According to a MARTA press release, the organization is launching a new program aimed at aesthetically enhancing its stations and integrating art across the rail system. To launch their arts program, MARTA will host an inaugural kickoff event at the Five Points MARTA Station, located at 30 Alabama St. SW in Atlanta, on Monday, June 19.
The art-focused event, which begins at 2 p.m. and is open to the public, will include performances from Moving in the Spirit dance company and cellist Jenn Cornell accompanied by Emrah Kotan, according to the release. At the end, the company will unveil the new logo for the arts program.
Last year, MARTA’s Board of Directors voted unanimously to invest in transit-center art in order to improve the overall customer experience throughout the system, the release said. Now, 1 percent of MARTA’s annual budget is allocated for “art-related programs, art-focused community activities and system-wide art restoration projects,” according to the release.
“From mosaics to murals, we are redefining the ridership experience here at MARTA by intentionally integrating art throughout the entire system,” General Manager/CEO Keith Parker said. “This new commitment to the arts allows us to engage our customers in a bold, exciting and often entertaining new way.”

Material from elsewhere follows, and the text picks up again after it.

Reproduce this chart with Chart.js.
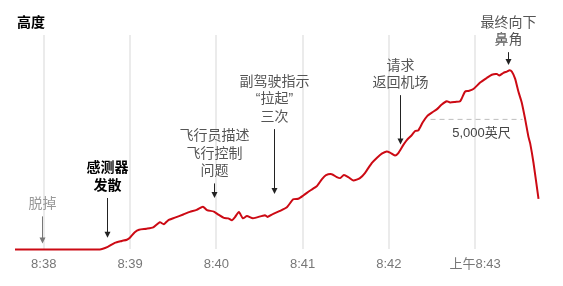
<!DOCTYPE html>
<html>
<head>
<meta charset="utf-8">
<script src="https://cdn.jsdelivr.net/npm/chart.js@4"></script>
<style>
  html, body { margin: 0; padding: 0; background: #fff; }
  #wrap { width: 563px; height: 286px; }
</style>
</head>
<body>
<div id="wrap"><canvas id="altitude-chart" width="563" height="286"></canvas></div>
<script>
// seconds after 8:38:00 and altitude above ground (feet)
const secs = [-20, 39, 44.5, 49.4, 54.3, 57.8, 59.9, 63.3, 66.3, 71.5, 76.1, 80.7, 83.5, 86.5, 91.2, 97, 101.6, 106.3, 110.7, 113.5,
  118.3, 121.8, 125.3, 128.3, 130.9, 133, 135.7, 138.5, 141.3, 145.5, 153.8, 155.6, 159.6, 164.3, 169.1, 173.5, 177, 180.5, 185.1, 189.8,
  193.5, 196.3, 200.3, 203.8, 206.1, 208.8, 211.8, 215.3, 219.9, 223.5, 228.1, 231.6, 235.1, 238.5, 240.8, 244.3, 246.6, 250.1, 252.5, 255.9,
  258.3, 260.5, 263.6, 266.8, 269.9, 273.3, 276.8, 280.3, 282.6, 286.1, 289.6, 293, 295.4, 298.8, 303.5, 308.1, 311.6, 315.1, 316.9, 319.7,
  322.1, 324, 325.5, 327.8, 330.1, 332.5, 334.8, 337.1, 338.3, 340.6, 344.1];
const altFt = [0, 0, 100, 250, 325, 373, 448, 660, 757, 795, 847, 1045, 970, 1120, 1220, 1343, 1444, 1518, 1642, 1511,
  1455, 1325, 1213, 1194, 1120, 1242, 1436, 1194, 1280, 1194, 1317, 1250, 1369, 1481, 1623, 1929, 1948, 2071, 2257, 2425,
  2705, 2854, 2892, 2780, 2742, 2862, 2780, 2649, 2742, 2947, 3320, 3518, 3682, 3768, 3723, 3608, 3705, 4018, 4205, 4391,
  4552, 4578, 4888, 5137, 5261, 5384, 5570, 5697, 5652, 5671, 5697, 6070, 6093, 6167, 6417, 6593, 6716, 6742, 6690, 6790,
  6839, 6891, 6839, 6567, 6070, 5634, 5011, 4328, 4078, 3332, 1940];

const tickSecs = [0, 60, 120, 180, 240, 300];
const tickLabels = ['8:38', '8:39', '8:40', '8:41', '8:42', '上午8:43'];

const title = '高度';

// annotations: text lines, time (s), arrow tip and arrow top altitude (ft)
const noteLines = [['脱掉'], ['感测器', '发散'], ['飞行员描述', '飞行控制', '问题'], ['副驾驶指示', '“拉起”', '三次'], ['请求', '返回机场'], ['最终向下', '鼻角']];
const noteSecs = [-1.5, 44, 118.7, 160, 247.7, 323];
const noteTipFt = [224, 448, 1977, 2127, 4030, 7089];
const noteTopFt = [1269, 1977, 2537, 4626, 5932, 7585];

const refFt = 5000;
const refFrom = 269;
const refTo = 333;
const refLabel = '5,000英尺';

const FONT = "'Liberation Sans', 'Noto Sans CJK SC', sans-serif";

const notesPlugin = {
    id: 'notes',
    afterDatasetsDraw(chart) {
        const ctx = chart.ctx;
        const xs = chart.scales.x;
        const ys = chart.scales.y;
        ctx.save();

        // 5,000 ft reference
        const ry = ys.getPixelForValue(refFt);
        ctx.strokeStyle = '#bdbdbd';
        ctx.lineWidth = 1;
        ctx.setLineDash([5, 4]);
        ctx.beginPath();
        ctx.moveTo(xs.getPixelForValue(refFrom), ry);
        ctx.lineTo(xs.getPixelForValue(refTo), ry);
        ctx.stroke();
        ctx.setLineDash([]);
        ctx.font = '13px ' + FONT;
        ctx.fillStyle = '#444';
        ctx.textAlign = 'center';
        ctx.textBaseline = 'middle';
        ctx.fillText(refLabel, xs.getPixelForValue((refFrom + refTo) / 2) + 5, ry + 14);

        noteLines.forEach(function(lines, i) {
            const x = Math.round(xs.getPixelForValue(noteSecs[i])) + 0.5;
            const tip = ys.getPixelForValue(noteTipFt[i]);
            const top = ys.getPixelForValue(noteTopFt[i]);
            const arrowColor = i === 0 ? '#777' : '#222';
            ctx.strokeStyle = arrowColor;
            ctx.fillStyle = arrowColor;
            ctx.lineWidth = 1;
            ctx.beginPath();
            ctx.moveTo(x, top);
            ctx.lineTo(x, tip - 5);
            ctx.stroke();
            ctx.beginPath();
            ctx.moveTo(x - 3, tip - 6);
            ctx.lineTo(x + 3, tip - 6);
            ctx.lineTo(x, tip);
            ctx.closePath();
            ctx.fill();

            if (i === 1) {
                ctx.font = 'bold 14px ' + FONT;
                ctx.fillStyle = '#000';
            } else {
                ctx.font = '14px ' + FONT;
                ctx.fillStyle = i === 0 ? '#999' : '#555';
            }
            const lh = 17.5;
            const lastY = top - 12;
            lines.forEach(function(t, j) {
                ctx.fillText(t, x, lastY - (lines.length - 1 - j) * lh);
            });
        });

        ctx.font = 'bold 14px ' + FONT;
        ctx.fillStyle = '#000';
        ctx.textAlign = 'left';
        ctx.fillText(title, 17, 23);
        ctx.restore();
    }
};

const ctx = document.getElementById('altitude-chart').getContext('2d');
new Chart(ctx, {
    type: 'line',
    data: {
        datasets: [{
            data: secs.map((s, i) => ({ x: s, y: altFt[i] })),
            borderColor: '#cc0a14',
            borderWidth: 2,
            pointRadius: 0,
            tension: 0.2,
            fill: false,
            clip: false
        }]
    },
    options: {
        responsive: false,
        animation: false,
        layout: { padding: { top: 35, bottom: 7, left: 15, right: 16 } },
        plugins: { legend: { display: false }, tooltip: { enabled: false } },
        scales: {
            x: {
                type: 'linear',
                min: -20,
                max: 350,
                afterBuildTicks: axis => { axis.ticks = tickSecs.map(v => ({ value: v })); },
                border: { display: false },
                grid: { color: '#ebebeb', lineWidth: 2, drawTicks: false },
                ticks: {
                    padding: 7,
                    color: '#777',
                    font: { family: FONT, size: 13 },
                    maxRotation: 0,
                    autoSkip: false,
                    callback: function(value) {
                        const k = tickSecs.indexOf(value);
                        return k >= 0 ? tickLabels[k] : '';
                    }
                }
            },
            y: {
                display: false,
                min: 0,
                max: 8245
            }
        }
    },
    plugins: [notesPlugin]
});
</script>
</body>
</html>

MARTA began developing the arts program in December 2016, when they hired Arts Administrator Katherine Dirga to curate and oversee the transit systems’ program. Since then, MARTA has sought to include commissioned art pieces as well as the performing arts to engage the “region’s diverse artistic community.”
“We are literally watching art come to life as we restore a number of existing transit station art pieces throughout the system,” Dirga, who previously served as manager of Hartsfield-Jackson International Airport’s arts program, said. “Our approach is to install high-quality, captivating pieces that transcend various artistic genres and reflect, in some way, the vibrancy and history of the community.”